In James Alcock’s classic 1995 article “The Belief Engine“, he said, “Our brains and nervous systems constitute a belief-generating machine, a system that evolved to assure not truth, logic, and reason, but survival.” Now he has expanded that thesis into a book, Belief: What It Means to Believe and Why Our Convictions Are So Compelling. It’s much more than a book about belief. In the Foreword, Ray Hyman says it would be an ideal textbook for a course that provides an integrated overview of all the areas of psychology. He says every psychologist and psychology student should read it. It is an outstanding achievement of scholarship; its 640 pages include over 70 pages of references.

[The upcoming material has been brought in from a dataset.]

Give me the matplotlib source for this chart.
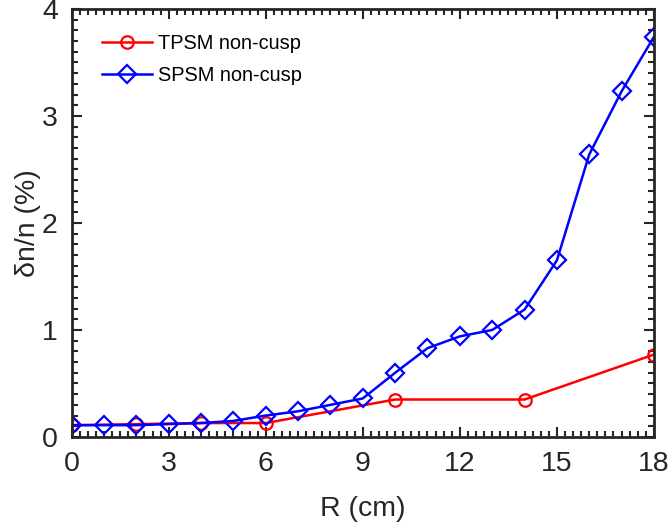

It covers everything from the latest findings in neuroscience to a catalog of many of the questionable beliefs people hold, and why they hold them.

[...]

The belief engine

Alcock says there is nothing fundamentally different about the nature of beliefs that we consider rational and those we deem irrational. We do not choose our beliefs; they are generated and maintained through automatic processes in our brains. He explains what goes into those automatic processes: perceiving, remembering, learning, feeling, and thinking. And he shows how those processes can depart from reality.

Perceiving

The brain uses sensory input to construct schemas that may not represent the real world accurately. It fills in missing information. It creates visual illusions. Attention is selective: we think we are aware of everything in our environment; but we aren’t. We see things (pareidolia) and hear things (apparent words in random noise) that are not really there. We sometimes confuse mental imagery with external reality. So, we need to be cautious when basing a belief entirely on what our senses tell us.

Memory

Recent research has revealed how unreliable our memory is, even when we are most confident that we are remembering correctly. Memories are reconstructed each time we remember. Experiments have shown how easily false memories can be implanted and elaborated. Contaminating influences can distort our memories in various ways. Memories “recovered” under hypnosis are confabulations. Eyewitness testimony is notoriously unreliable. Errors and bias in memory have led to false convictions and ruined lives. So, memories should not be treated as unshakeable foundations for our beliefs.

Learning and feeling

Alcock explains how we learn through our own experience, through watching others, through what we are taught, and through what we read. Many beliefs are established in childhood: children soak up new information like a sponge. He covers classical conditioning, operant conditioning, reinforcement, superstitious conditioning, and the power of coincidence. He shows that we must trust others for most of our information, and discusses how we decide whom to trust. He shows how beliefs influence emotions and emotions influence beliefs. Belief in magical remedies can reduce despair when scientific medicine can’t provide a cure. Learning from others means we must trust their accuracy, reliability, and honesty, which leaves us open to error and manipulation. We must use critical thinking skills to help us separate fact from fiction.

-- there are some interesting parallels to Objectivist research.